Cuando en el ámbito público las discrepancias son tratadas como oposiciones absolutas, negándonos a tomar en cuenta o por lo menos a atender las razones del otro, a darle tiempo a las cosas, estamos conduciendo las controversias a oposiciones extremas.
Eso suele suceder cuando en cualquier diferendo público alguna postura se fundamenta en absolutos morales, percibiendo al contradictor como si su punto de vista constituyera una amenaza radical a nuestra existencia o a valores sin los cuales no concebimos que valga la pena vivir.
La mayoría de la gente suele ser más pragmática. “Puedo vivir con eso”, es la actitud con la que muchos de nosotros -diría que una mayoría- acomodamos nuestra subjetividad ante el contraste con situaciones o hechos que en principio podrían habernos alarmado. Esto sucede porque en realidad los valores trascendentes a los que nos apegamos constituyen un ideal.
Pero en el trajinar de resolver cada día las situaciones más perentorias, tenemos que encontrar el modo de seguir avanzando, de no detenernos, porque lo que urge es lo cotidiano.
En el debate público conviene tener presentes esas condiciones y actitudes mediadoras que parecen ser la tendencia predominante en las sociedades. La gente suele guiarse por una psicología más transaccional y práctica.
La mayoría de los conflictos no son sustanciales, sino instrumentales: se participa en ellos porque algún malestar nos mueve, pero lo que buscamos es obtener algún nivel de satisfacción con respecto a algo que no siempre es lo que se enarbola en el conflicto.

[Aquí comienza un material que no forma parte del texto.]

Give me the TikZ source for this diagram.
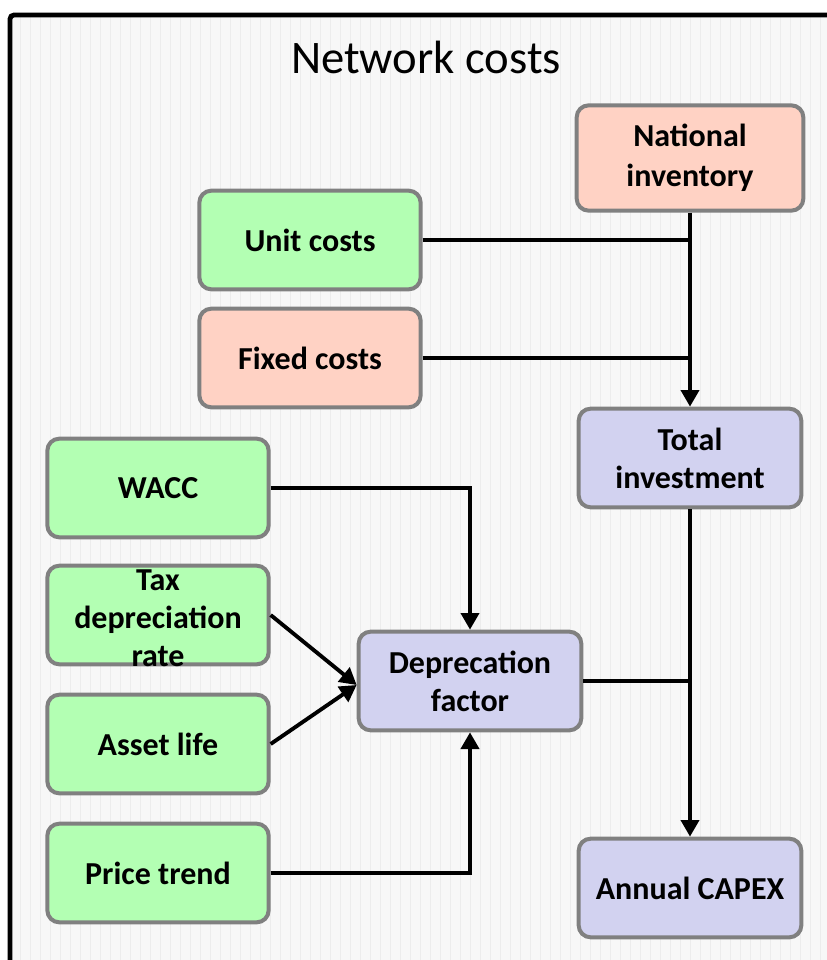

No acentuemos la confrontación entre valores o posiciones absolutas: no es una buena estrategia en el manejo de la conflictualidad social, porque conduce a posturas extremas y éstas generalmente provocan un estado de ánimo social dominado por la crispación, la exaltación del ánimo, que no conduce a soluciones, sino que multiplica y profundiza los conflictos.